#### [PROBLEM REQUIREMENTS]
Check each line of the entries below for the string "this"; copy every line where it appears.

#### [PROVIDED DATA]

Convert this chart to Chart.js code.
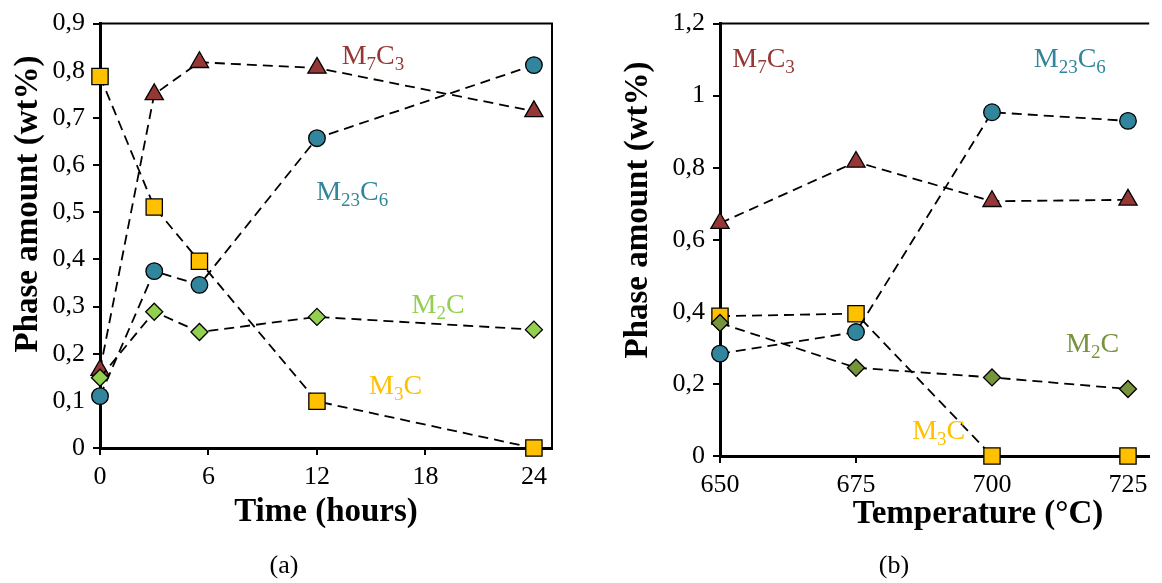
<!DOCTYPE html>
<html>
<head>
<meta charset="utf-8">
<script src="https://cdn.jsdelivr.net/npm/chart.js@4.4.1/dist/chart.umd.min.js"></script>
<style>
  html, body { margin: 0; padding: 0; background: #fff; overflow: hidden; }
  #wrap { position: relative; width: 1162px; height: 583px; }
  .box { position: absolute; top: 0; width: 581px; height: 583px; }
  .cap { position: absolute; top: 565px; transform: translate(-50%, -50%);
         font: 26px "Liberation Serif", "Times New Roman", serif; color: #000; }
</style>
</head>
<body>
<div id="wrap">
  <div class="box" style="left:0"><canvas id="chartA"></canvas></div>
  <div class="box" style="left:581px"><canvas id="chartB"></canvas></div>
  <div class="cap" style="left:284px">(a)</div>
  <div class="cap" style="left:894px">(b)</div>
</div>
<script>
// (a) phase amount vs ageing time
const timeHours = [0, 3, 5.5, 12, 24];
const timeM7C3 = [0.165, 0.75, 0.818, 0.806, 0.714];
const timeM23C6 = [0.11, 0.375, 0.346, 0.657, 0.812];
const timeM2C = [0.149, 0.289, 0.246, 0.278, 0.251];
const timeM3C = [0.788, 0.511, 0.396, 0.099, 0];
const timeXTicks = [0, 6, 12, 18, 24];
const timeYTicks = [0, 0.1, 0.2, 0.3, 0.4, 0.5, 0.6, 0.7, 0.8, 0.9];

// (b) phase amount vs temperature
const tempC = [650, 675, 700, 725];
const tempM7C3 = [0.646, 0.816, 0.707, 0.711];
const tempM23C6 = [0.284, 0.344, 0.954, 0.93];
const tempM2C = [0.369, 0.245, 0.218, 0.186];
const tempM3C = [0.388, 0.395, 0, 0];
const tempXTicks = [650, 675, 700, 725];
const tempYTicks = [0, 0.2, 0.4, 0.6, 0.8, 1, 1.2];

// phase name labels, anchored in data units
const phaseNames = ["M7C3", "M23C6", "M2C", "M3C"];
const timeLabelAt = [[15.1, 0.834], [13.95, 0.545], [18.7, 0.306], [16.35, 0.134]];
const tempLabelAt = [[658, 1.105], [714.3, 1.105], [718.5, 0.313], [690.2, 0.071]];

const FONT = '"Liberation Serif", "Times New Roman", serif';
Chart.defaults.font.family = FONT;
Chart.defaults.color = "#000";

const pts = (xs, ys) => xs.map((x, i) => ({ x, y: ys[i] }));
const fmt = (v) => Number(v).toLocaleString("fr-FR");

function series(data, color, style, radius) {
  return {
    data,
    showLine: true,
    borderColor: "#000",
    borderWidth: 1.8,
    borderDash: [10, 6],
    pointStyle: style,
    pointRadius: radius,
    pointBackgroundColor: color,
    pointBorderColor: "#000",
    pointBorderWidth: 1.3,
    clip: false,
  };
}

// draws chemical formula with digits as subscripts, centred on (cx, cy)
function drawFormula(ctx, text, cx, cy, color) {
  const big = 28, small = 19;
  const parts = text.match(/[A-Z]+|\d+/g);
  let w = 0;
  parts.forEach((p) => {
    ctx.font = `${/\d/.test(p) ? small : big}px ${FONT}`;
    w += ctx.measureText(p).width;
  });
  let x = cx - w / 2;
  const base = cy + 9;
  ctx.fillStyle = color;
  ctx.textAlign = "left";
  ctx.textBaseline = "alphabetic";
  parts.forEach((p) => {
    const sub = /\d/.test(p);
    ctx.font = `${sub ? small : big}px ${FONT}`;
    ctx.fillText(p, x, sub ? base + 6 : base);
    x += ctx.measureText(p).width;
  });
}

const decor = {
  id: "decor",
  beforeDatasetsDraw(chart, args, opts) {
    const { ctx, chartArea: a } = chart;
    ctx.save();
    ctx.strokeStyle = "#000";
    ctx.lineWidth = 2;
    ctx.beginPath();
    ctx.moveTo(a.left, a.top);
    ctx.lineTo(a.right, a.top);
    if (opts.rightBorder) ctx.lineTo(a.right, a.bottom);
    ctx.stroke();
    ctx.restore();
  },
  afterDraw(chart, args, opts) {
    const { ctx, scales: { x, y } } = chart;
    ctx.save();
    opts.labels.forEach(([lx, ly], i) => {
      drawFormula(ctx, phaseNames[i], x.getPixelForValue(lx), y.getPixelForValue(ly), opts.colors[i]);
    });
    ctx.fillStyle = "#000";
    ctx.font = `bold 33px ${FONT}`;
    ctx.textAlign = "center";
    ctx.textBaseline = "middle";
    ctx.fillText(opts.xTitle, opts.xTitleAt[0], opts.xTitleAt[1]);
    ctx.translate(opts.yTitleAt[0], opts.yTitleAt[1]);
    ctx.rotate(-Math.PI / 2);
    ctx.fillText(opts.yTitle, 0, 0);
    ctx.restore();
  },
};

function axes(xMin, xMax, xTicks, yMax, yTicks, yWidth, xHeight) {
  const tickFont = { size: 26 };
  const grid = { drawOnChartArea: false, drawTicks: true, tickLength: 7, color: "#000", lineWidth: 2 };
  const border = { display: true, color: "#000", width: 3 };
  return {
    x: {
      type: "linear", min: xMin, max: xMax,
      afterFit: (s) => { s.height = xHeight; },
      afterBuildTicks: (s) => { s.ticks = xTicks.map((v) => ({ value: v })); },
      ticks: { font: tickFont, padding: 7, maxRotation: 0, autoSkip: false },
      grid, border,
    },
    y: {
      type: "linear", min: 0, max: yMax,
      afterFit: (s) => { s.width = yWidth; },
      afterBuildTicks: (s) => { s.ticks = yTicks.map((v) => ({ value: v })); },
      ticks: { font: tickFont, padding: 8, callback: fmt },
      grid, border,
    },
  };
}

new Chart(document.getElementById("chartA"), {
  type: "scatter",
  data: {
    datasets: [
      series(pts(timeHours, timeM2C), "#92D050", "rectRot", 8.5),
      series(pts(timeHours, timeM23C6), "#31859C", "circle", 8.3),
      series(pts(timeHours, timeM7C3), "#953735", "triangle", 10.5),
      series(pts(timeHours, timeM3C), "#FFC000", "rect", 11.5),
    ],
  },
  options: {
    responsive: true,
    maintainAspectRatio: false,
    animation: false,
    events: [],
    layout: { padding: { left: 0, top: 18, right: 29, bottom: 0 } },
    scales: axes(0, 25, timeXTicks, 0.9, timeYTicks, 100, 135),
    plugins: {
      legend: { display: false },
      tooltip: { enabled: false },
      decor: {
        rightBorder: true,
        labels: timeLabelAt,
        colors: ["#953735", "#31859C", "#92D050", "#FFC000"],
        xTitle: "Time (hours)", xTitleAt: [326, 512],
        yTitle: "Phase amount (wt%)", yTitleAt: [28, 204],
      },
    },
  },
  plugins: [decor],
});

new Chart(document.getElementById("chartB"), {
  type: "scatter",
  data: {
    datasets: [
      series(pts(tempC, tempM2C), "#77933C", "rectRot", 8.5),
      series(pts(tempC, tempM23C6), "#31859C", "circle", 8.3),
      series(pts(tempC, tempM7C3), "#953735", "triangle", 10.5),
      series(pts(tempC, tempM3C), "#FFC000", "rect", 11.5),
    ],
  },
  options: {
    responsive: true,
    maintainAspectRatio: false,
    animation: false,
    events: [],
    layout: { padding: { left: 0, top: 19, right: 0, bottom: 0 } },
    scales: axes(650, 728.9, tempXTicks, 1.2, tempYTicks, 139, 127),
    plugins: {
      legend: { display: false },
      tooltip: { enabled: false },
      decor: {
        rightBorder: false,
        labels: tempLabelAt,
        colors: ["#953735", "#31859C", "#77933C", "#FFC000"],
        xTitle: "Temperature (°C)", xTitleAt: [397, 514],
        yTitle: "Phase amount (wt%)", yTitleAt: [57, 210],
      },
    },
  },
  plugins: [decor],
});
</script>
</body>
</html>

* * *

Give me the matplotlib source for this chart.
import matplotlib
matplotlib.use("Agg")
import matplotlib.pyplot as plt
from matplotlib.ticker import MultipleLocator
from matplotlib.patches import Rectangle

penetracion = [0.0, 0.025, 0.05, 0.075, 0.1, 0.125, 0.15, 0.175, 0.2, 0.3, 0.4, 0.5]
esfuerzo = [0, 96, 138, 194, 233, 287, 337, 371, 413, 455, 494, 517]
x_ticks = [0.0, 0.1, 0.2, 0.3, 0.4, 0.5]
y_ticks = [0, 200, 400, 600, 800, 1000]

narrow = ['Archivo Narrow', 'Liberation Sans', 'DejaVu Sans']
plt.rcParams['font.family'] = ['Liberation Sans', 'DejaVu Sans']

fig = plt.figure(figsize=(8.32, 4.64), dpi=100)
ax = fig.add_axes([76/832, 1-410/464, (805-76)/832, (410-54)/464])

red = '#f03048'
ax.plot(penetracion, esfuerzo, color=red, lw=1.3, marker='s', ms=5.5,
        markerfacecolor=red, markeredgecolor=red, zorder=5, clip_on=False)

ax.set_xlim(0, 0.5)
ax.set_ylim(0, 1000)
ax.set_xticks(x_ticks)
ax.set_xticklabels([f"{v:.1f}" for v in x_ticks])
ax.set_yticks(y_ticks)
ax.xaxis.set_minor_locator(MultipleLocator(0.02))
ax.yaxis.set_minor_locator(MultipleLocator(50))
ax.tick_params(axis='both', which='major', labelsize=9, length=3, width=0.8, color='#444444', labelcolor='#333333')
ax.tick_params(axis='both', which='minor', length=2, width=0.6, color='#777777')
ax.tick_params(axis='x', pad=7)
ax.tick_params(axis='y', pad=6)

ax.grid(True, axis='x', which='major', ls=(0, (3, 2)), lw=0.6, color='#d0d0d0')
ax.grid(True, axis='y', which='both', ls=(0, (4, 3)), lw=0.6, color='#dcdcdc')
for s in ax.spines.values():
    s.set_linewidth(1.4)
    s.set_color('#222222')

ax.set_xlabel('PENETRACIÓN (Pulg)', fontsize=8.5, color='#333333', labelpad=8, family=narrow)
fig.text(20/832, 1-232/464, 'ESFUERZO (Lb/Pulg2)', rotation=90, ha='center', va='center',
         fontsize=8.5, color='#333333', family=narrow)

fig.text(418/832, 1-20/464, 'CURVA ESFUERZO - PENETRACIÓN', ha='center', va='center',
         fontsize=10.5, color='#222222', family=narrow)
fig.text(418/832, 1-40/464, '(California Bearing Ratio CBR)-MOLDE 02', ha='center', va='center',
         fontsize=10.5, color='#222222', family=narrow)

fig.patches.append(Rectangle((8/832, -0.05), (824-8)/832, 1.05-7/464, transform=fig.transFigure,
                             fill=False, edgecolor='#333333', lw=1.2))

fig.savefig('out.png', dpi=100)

#### [RESPONSE TO THE TASK]
Convert this chart to Chart.js code.
Give me the matplotlib source for this chart.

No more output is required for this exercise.